Há inúmeros desafios pela frente. A disposição do governo para gastar sem freios parece ser um problema incontornável, porque se trata de uma visão econômica enraizada no receituário petista. Lula, por exemplo, defende reajustes do salário mínimo acima da inflação, e isso deverá sobrecarregar as contas públicas. “O aumento do salário mínimo vai pressionar a Previdência, que já é objeto de preocupação”, diz Solange Srour, diretora de macroeconomia para o Brasil do UBS Global Wealth Management. “Especialmente em anos eleitorais como 2024, há uma dificuldade adicional de promover contingenciamentos que podem ser necessários.” Sem contingenciamento, palavra que causa calafrios no núcleo duro do governo, uma alternativa para respeitar o arcabouço fiscal seria alterar a meta de resultado primário das contas, ideia que o Ministério da Fazenda constantemente repele. Se a previsão oficial para este ano é de zerar o déficit primário, para 2025 fala-se em obter superávit de 0,5% do PIB. “É cedo para tratar dessa mudança, mas é uma meta impraticável”, diz Felipe Salto, economista-chefe da gestora Warren Investimentos.

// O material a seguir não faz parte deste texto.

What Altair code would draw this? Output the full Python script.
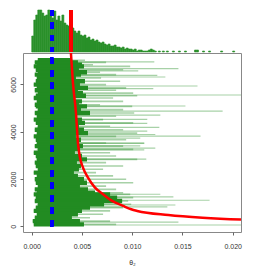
import altair as alt
import pandas as pd

# ---- histogram (bin start, height) ----
hist_start = [0.0000, 0.0002, 0.0004, 0.0006, 0.0008, 0.0010, 0.0012, 0.0014, 0.0016, 0.0018,
              0.0020, 0.0022, 0.0024, 0.0026, 0.0028, 0.0030, 0.0032, 0.0034, 0.0036, 0.0038,
              0.0040, 0.0042, 0.0044, 0.0046, 0.0048, 0.0050, 0.0052, 0.0054, 0.0056, 0.0058,
              0.0060, 0.0062, 0.0064, 0.0066, 0.0068, 0.0070, 0.0072, 0.0074, 0.0076, 0.0078,
              0.0080, 0.0082, 0.0084, 0.0086, 0.0088, 0.0090, 0.0092, 0.0094, 0.0096, 0.0098,
              0.0100, 0.0102, 0.0104, 0.0106, 0.0108, 0.0110, 0.0112, 0.0114, 0.0116, 0.0118,
              0.0120, 0.0122, 0.0126, 0.0130, 0.0134, 0.0140, 0.0146, 0.0152, 0.0162, 0.0164,
              0.0170, 0.0176, 0.0188, 0.0200]
hist_height = [16, 32, 37, 49, 52, 39, 36, 37, 44, 39,
               34, 41, 32, 36, 31, 37, 29, 27, 26, 22,
               24, 21, 19, 21, 17, 16, 17, 14, 15, 12,
               13, 11, 12, 10, 9, 10, 8, 7, 8, 6,
               6, 7, 5, 5, 4, 5, 3, 4, 3, 3,
               2, 3, 1, 2, 2, 1, 1, 1, 2, 3,
               2, 1, 1, 1, 1, 1, 1, 1, 2, 2,
               1, 1, 1, 1]
bin_width = 0.0002

# ---- trace rows (iteration, left edge, dense core end, light reach) ----
row_iter = [7020, 6930, 6830, 6760, 6620, 6510, 6410, 6270, 6130, 5990, 5850, 5750, 5630, 5520,
            5420, 5280, 5140, 5070, 4930, 4790, 4650, 4510, 4370, 4230, 4080, 3940, 3800, 3660,
            3520, 3390, 3250, 3110, 2970, 2830, 2690, 2550, 2410, 2270, 2130, 1990, 1840, 1700,
            1560, 1420, 1350, 1210, 1070, 930, 790, 650, 510, 360, 220, 80]
row_start = [0.0006, 0.0003, 0.0005, 0.0002, 0.0004, 0.0006, 0.0003, 0.0005, 0.0004, 0.0002,
             0.0005, 0.0003, 0.0006, 0.0004, 0.0002, 0.0005, 0.0003, 0.0004, 0.0006, 0.0003,
             0.0005, 0.0002, 0.0004, 0.0006, 0.0003, 0.0005, 0.0002, 0.0004, 0.0005, 0.0003,
             0.0006, 0.0002, 0.0004, 0.0005, 0.0003, 0.0004, 0.0006, 0.0002, 0.0005, 0.0003,
             0.0004, 0.0006, 0.0003, 0.0005, 0.0002, 0.0004, 0.0003, 0.0006, 0.0004, 0.0002,
             0.0005, 0.0003, 0.0001, 0.0002]
row_core = [0.0040, 0.0046, 0.0050, 0.0052, 0.0047, 0.0055, 0.0049, 0.0044, 0.0053, 0.0048,
            0.0056, 0.0046, 0.0051, 0.0054, 0.0043, 0.0050, 0.0047, 0.0055, 0.0049, 0.0058,
            0.0045, 0.0050, 0.0053, 0.0047, 0.0052, 0.0056, 0.0044, 0.0049, 0.0046, 0.0051,
            0.0048, 0.0043, 0.0050, 0.0055, 0.0045, 0.0049, 0.0047, 0.0042, 0.0046, 0.0052,
            0.0055, 0.0048, 0.0056, 0.0063, 0.0078, 0.0085, 0.0090, 0.0072, 0.0058, 0.0050,
            0.0046, 0.0040, 0.0048, 0.0052]
row_reach = [0.0053, 0.0074, 0.0061, 0.0098, 0.0091, 0.0068, 0.0084, 0.0069, 0.0088, 0.0074,
             0.0094, 0.0084, 0.0101, 0.0105, 0.0081, 0.0091, 0.0068, 0.0100, 0.0091, 0.0102,
             0.0084, 0.0071, 0.0101, 0.0078, 0.0091, 0.0105, 0.0084, 0.0094, 0.0074, 0.0091,
             0.0101, 0.0078, 0.0084, 0.0105, 0.0074, 0.0091, 0.0071, 0.0064, 0.0081, 0.0094,
             0.0101, 0.0074, 0.0084, 0.0091, 0.0098, 0.0101, 0.0096, 0.0099, 0.0091, 0.0078,
             0.0071, 0.0058, 0.0078, 0.0084]

# ---- long excursions (iteration, value) ----
out_iter = [6950, 6665, 6570, 6380, 6310, 5930, 5820, 5550, 5085, 4870, 4700, 4520, 4350, 4180,
            4025, 3880, 3815, 3730, 3530, 3500, 3400, 3305, 3233, 2840, 1355, 1240, 1100, 900,
            820, 180, 55]
out_val = [0.0122, 0.0146, 0.0106, 0.0125, 0.0133, 0.0165, 0.0121, 0.0225, 0.0153, 0.0190,
           0.0128, 0.0115, 0.0115, 0.0127, 0.0115, 0.0123, 0.0168, 0.0108, 0.0112, 0.0112,
           0.0108, 0.0123, 0.0112, 0.0114, 0.0128, 0.0141, 0.0177, 0.0143, 0.0135, 0.0146,
           0.0225]
out_start = 0.0005

# ---- running mean (red) ----
red_iter = [250, 280, 364, 479, 650, 720, 860, 1072, 1356, 1636, 2060, 2483, 2907, 3530, 4800,
            6072, 7325]
red_val = [0.0232, 0.0210, 0.0170, 0.0136, 0.0105, 0.0099, 0.0091, 0.0080, 0.0071, 0.0063,
           0.0056, 0.0051, 0.0048, 0.0046, 0.0044, 0.0041, 0.0039]

true_val = 0.002      # blue dashed
mean_val = 0.0039     # red vertical in histogram

x_ticks = [0.0, 0.005, 0.010, 0.015, 0.020]
y_ticks = [0, 1000, 2000, 3000, 4000, 5000, 6000, 7000]

XDOM = [-0.00087, 0.02083]
YDOM = [-241, 7325]
W = 218
HH = 42
GREEN = "#228B22"
FONT = "Liberation Sans"

hist_df = pd.DataFrame({"x0": hist_start, "h": hist_height})
hist_df["x1"] = hist_df["x0"] + bin_width
rows_df = pd.DataFrame({"it": row_iter, "s": row_start, "c": row_core, "r": row_reach})
out_df = pd.DataFrame({"it": out_iter, "v": out_val})
out_df["s"] = out_start
red_df = pd.DataFrame({"it": red_iter, "v": red_val})

xs = alt.Scale(domain=XDOM, nice=False, zero=False)
ys = alt.Scale(domain=YDOM, nice=False, zero=False)

hbars = alt.Chart(hist_df).mark_rect(color="#2a902a", stroke="#2a902a", strokeWidth=0.6).encode(
    x=alt.X("x0:Q", scale=xs, axis=None),
    x2="x1:Q",
    y=alt.Y("h:Q", scale=alt.Scale(domain=[0, HH], nice=False, clamp=True), axis=None),
    y2=alt.datum(0),
)
hred = alt.Chart(hist_df).mark_rule(color="#ff0000", strokeWidth=2.3).encode(
    x=alt.datum(mean_val), y=alt.value(0), y2=alt.value(HH))
hblue = alt.Chart(hist_df).mark_rule(color="#0000ff", strokeWidth=2.5, strokeDash=[6, 6.5]).encode(
    x=alt.datum(true_val), y=alt.value(0), y2=alt.value(HH))
hist = alt.layer(hbars, hred, hblue).properties(
    width=W, height=HH, view=alt.ViewBackground(stroke="transparent"))

xaxis = alt.Axis(values=x_ticks, format=".3f", title="θ₂", labelFontSize=7, titleFontSize=7,
                 titleFontWeight="normal", tickSize=3, domain=False, grid=False,
                 labelPadding=7, titlePadding=9, tickColor="#666", labelColor="#333",
                 titleColor="#333", labelFont=FONT, titleFont=FONT, labelOverlap=False)
yaxis = alt.Axis(values=y_ticks, format="d", title=None, labelFontSize=7, labelAngle=270,
                 tickSize=3, domain=False, grid=False, labelPadding=4, tickColor="#666",
                 labelColor="#333", labelFont=FONT, labelOverlap=False)

core = alt.Chart(rows_df).mark_rule(color=GREEN, strokeWidth=4.4, clip=True).encode(
    x=alt.X("s:Q", scale=xs, axis=xaxis), x2="c:Q",
    y=alt.Y("it:Q", scale=ys, axis=yaxis))
light = alt.Chart(rows_df).mark_rule(color=GREEN, opacity=0.4, strokeWidth=1.6, clip=True).encode(
    x="s:Q", x2="r:Q", y="it:Q")
outl = alt.Chart(out_df).mark_rule(color=GREEN, opacity=0.4, strokeWidth=1.2, clip=True).encode(
    x="s:Q", x2="v:Q", y="it:Q")
blue = alt.Chart(rows_df).mark_rule(color="#0000ff", strokeWidth=2.5, strokeDash=[6, 6.5]).encode(
    x=alt.datum(true_val), y=alt.datum(0), y2=alt.value(0))
red = alt.Chart(red_df).mark_line(color="#ff0000", strokeWidth=2.5, clip=True,
                                  interpolate="monotone").encode(
    x="v:Q", y="it:Q", order="it:Q")

main = alt.layer(core, light, outl, blue, red).properties(
    width=W, height=179, view=alt.ViewBackground(stroke="#888", strokeWidth=1))

chart = alt.vconcat(hist, main, spacing=1, bounds="flush").properties(
    padding={"left": 0, "top": 0, "right": 4, "bottom": 4},
    background="white")

chart.save("out.html", embed_options={"renderer": "svg", "actions": False})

O governo está diante de um dilema. Se alterar a meta fiscal, a credibilidade do arcabouço desenhado no início da gestão de Haddad à frente do Ministério da Fazenda ficará comprometida. Se não mudar a meta, provavelmente não cumprirá o que havia sido prometido e, portanto, mais uma vez ficará comprovado que os governos do PT se atrapalham para administrar com rigor as contas públicas. Além disso, o governo seria punido em 2025 com aperto de orçamento conforme prevê o arcabouço, algo que Lula quer evitar a todo custo. A outra saída seria voluntariamente ceifar gastos — mas isso não está no horizonte da administração petista. Ao país, resta torcer para que o crescimento econômico salve as contas.